## Given request
Reproduce all the lines below exactly and omit the images.

----------

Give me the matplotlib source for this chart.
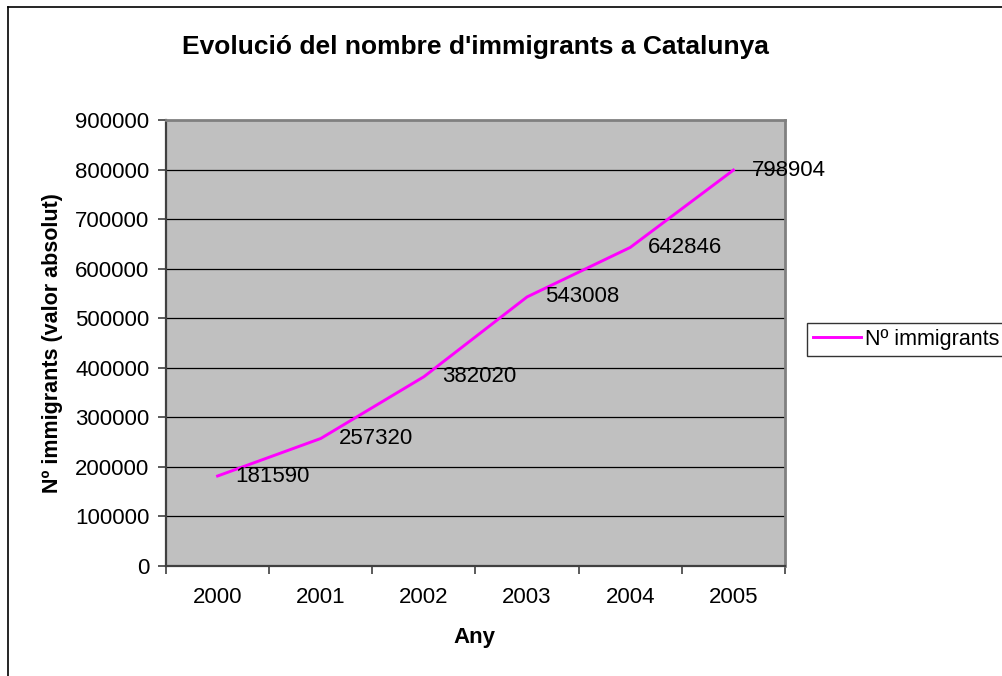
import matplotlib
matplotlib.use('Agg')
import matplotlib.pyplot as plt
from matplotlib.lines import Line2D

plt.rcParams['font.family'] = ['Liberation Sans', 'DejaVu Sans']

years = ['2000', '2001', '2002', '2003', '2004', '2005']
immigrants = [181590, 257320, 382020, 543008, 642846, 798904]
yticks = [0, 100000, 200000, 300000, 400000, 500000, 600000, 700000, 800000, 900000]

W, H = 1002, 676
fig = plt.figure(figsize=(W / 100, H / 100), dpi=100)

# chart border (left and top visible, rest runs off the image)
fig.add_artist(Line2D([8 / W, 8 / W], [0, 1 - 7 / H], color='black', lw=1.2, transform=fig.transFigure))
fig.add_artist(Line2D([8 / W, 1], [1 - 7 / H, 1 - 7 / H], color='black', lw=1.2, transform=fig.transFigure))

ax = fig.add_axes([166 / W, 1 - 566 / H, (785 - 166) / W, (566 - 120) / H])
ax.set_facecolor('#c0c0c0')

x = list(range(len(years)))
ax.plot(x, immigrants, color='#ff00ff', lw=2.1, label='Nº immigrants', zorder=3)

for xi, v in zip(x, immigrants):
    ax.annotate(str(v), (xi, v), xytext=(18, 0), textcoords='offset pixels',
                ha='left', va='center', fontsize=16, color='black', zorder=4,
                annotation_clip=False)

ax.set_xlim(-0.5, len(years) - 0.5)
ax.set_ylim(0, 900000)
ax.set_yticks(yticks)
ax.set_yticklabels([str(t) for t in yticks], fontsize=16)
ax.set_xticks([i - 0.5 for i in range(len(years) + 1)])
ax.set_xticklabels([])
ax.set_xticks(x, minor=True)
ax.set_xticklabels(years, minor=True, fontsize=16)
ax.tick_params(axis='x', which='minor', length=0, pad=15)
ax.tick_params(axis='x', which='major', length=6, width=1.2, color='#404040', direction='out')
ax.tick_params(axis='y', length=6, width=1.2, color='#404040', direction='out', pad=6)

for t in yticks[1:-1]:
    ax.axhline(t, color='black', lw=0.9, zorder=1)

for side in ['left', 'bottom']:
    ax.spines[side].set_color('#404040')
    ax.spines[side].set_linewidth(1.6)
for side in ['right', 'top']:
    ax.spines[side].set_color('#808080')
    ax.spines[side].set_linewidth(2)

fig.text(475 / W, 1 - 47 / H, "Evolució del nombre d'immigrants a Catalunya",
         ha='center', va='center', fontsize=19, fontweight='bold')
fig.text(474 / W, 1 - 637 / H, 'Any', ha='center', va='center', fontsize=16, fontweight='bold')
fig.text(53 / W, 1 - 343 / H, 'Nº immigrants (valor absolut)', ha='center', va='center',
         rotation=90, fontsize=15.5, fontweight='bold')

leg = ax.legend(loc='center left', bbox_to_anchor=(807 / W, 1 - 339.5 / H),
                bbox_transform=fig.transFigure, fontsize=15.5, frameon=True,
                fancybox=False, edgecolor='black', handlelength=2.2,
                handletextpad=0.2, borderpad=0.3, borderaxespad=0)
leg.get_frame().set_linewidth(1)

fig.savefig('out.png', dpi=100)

----------

## Correct result
Give me the matplotlib source for this chart.
import matplotlib
matplotlib.use('Agg')
import matplotlib.pyplot as plt
from matplotlib.lines import Line2D

plt.rcParams['font.family'] = ['Liberation Sans', 'DejaVu Sans']

years = ['2000', '2001', '2002', '2003', '2004', '2005']
immigrants = [181590, 257320, 382020, 543008, 642846, 798904]
yticks = [0, 100000, 200000, 300000, 400000, 500000, 600000, 700000, 800000, 900000]

W, H = 1002, 676
fig = plt.figure(figsize=(W / 100, H / 100), dpi=100)

# chart border (left and top visible, rest runs off the image)
fig.add_artist(Line2D([8 / W, 8 / W], [0, 1 - 7 / H], color='black', lw=1.2, transform=fig.transFigure))
fig.add_artist(Line2D([8 / W, 1], [1 - 7 / H, 1 - 7 / H], color='black', lw=1.2, transform=fig.transFigure))

ax = fig.add_axes([166 / W, 1 - 566 / H, (785 - 166) / W, (566 - 120) / H])
ax.set_facecolor('#c0c0c0')

x = list(range(len(years)))
ax.plot(x, immigrants, color='#ff00ff', lw=2.1, label='Nº immigrants', zorder=3)

for xi, v in zip(x, immigrants):
    ax.annotate(str(v), (xi, v), xytext=(18, 0), textcoords='offset pixels',
                ha='left', va='center', fontsize=16, color='black', zorder=4,
                annotation_clip=False)

ax.set_xlim(-0.5, len(years) - 0.5)
ax.set_ylim(0, 900000)
ax.set_yticks(yticks)
ax.set_yticklabels([str(t) for t in yticks], fontsize=16)
ax.set_xticks([i - 0.5 for i in range(len(years) + 1)])
ax.set_xticklabels([])
ax.set_xticks(x, minor=True)
ax.set_xticklabels(years, minor=True, fontsize=16)
ax.tick_params(axis='x', which='minor', length=0, pad=15)
ax.tick_params(axis='x', which='major', length=6, width=1.2, color='#404040', direction='out')
ax.tick_params(axis='y', length=6, width=1.2, color='#404040', direction='out', pad=6)

for t in yticks[1:-1]:
    ax.axhline(t, color='black', lw=0.9, zorder=1)

for side in ['left', 'bottom']:
    ax.spines[side].set_color('#404040')
    ax.spines[side].set_linewidth(1.6)
for side in ['right', 'top']:
    ax.spines[side].set_color('#808080')
    ax.spines[side].set_linewidth(2)

fig.text(475 / W, 1 - 47 / H, "Evolució del nombre d'immigrants a Catalunya",
         ha='center', va='center', fontsize=19, fontweight='bold')
fig.text(474 / W, 1 - 637 / H, 'Any', ha='center', va='center', fontsize=16, fontweight='bold')
fig.text(53 / W, 1 - 343 / H, 'Nº immigrants (valor absolut)', ha='center', va='center',
         rotation=90, fontsize=15.5, fontweight='bold')

leg = ax.legend(loc='center left', bbox_to_anchor=(807 / W, 1 - 339.5 / H),
                bbox_transform=fig.transFigure, fontsize=15.5, frameon=True,
                fancybox=False, edgecolor='black', handlelength=2.2,
                handletextpad=0.2, borderpad=0.3, borderaxespad=0)
leg.get_frame().set_linewidth(1)

fig.savefig('out.png', dpi=100)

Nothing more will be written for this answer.